Holly Plackett resigns from Ocean Shores Council

Placket to resign OS City Council seat July 24

By SCOTT D. JOHNSTON

For GH Newspaper Group

Ocean Shores City Council member Holly Plackett has resigned her position, effective Tuesday, July 24, the day after the next Council meeting. By then, she and her husband, Mark, will be living in Kona, Hawaii.

It was already well known in the North Coast community that the couple has been planning a move to Hawaii, where they hope to establish a “family compound” that will eventually go to their children. Plackett told the North Coast News that the timing of her resignation from the seat she was elected to in November, 2015, was dictated by the final closing of the sale of their house in Ocean Shores.

“I didn’t want to resign my City Council seat a moment too soon,” she said. “I worked too hard for it … and without the proceeds of the house, we weren’t going anywhere.” The Placketts signed off on the sale Sunday and the buyer signed Monday with immediate possession.

She sent Mayor Crystal Dingler and Jon Martin, the Council member chosen by his colleagues as Mayor Pro Tem, notice of her resignation in an email Sunday night. In that message she indicated that she wants to attend the July 23 council meeting by phone, with her resignation effective the next day.

The mayor has created a set of suggested guidelines for the process of the council selecting a replacement, who will serve through 2019, when four council positions will be on the November general election ballot. That topic will be on the July 23 council agenda, and the council will ultimately decide on the procedure, subject to existing state law.

Any applicant must have at least one year of full-time residency in the city at the time of appointment, must be a current registered voter in this district and be able to serve out the term until the November 2019 election certification.

Dingler would like to see applications accepted from 9 a.m. Tuesday, July 24 through 2 p.m. Thursday, August 9, then announce the applicants and provide council members and the media with their resumes and bios at the Monday, August 13, Council meeting. At the next meeting, August 27, Council would publicly interview the applicants, have a private executive session discussion, then return to the open meeting and vote on a successor, who would be sworn in and participate in the reminder of the meeting.

Plackett said of her and husband’s decade in Ocean Shores, “Overall our experience was good; we had some good friends, and this is a beautiful area.” But, she said her two years and eight months on City Council sometimes produced frustration.

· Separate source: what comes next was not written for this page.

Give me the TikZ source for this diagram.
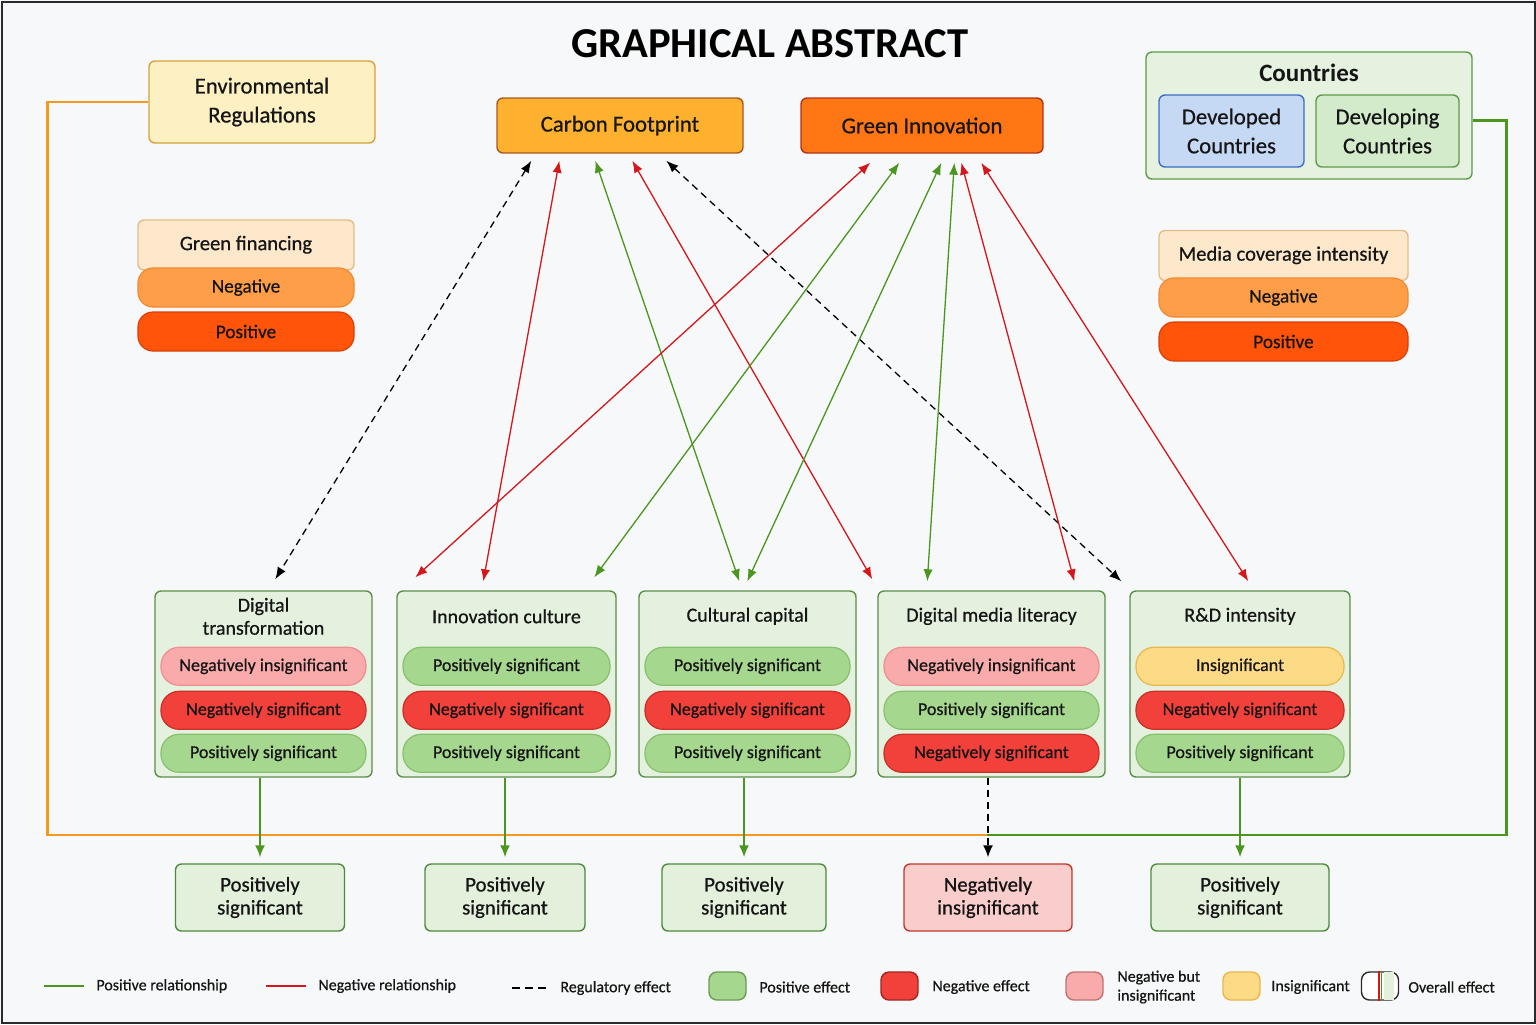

“As a community, we need to start understanding what’s going on in the world how we can take advantage of those changes. Progress is not always a bad thing and I’d like Ocean Shores to be a little more progressive. …

“People need to have a little more positive outlook on what can make our life a little bit better out there and not being discouraging to new ideas,” she remarked. Future councils “need to be more willing to listen to new ideas, to try things, and to be more collaborative with the community.”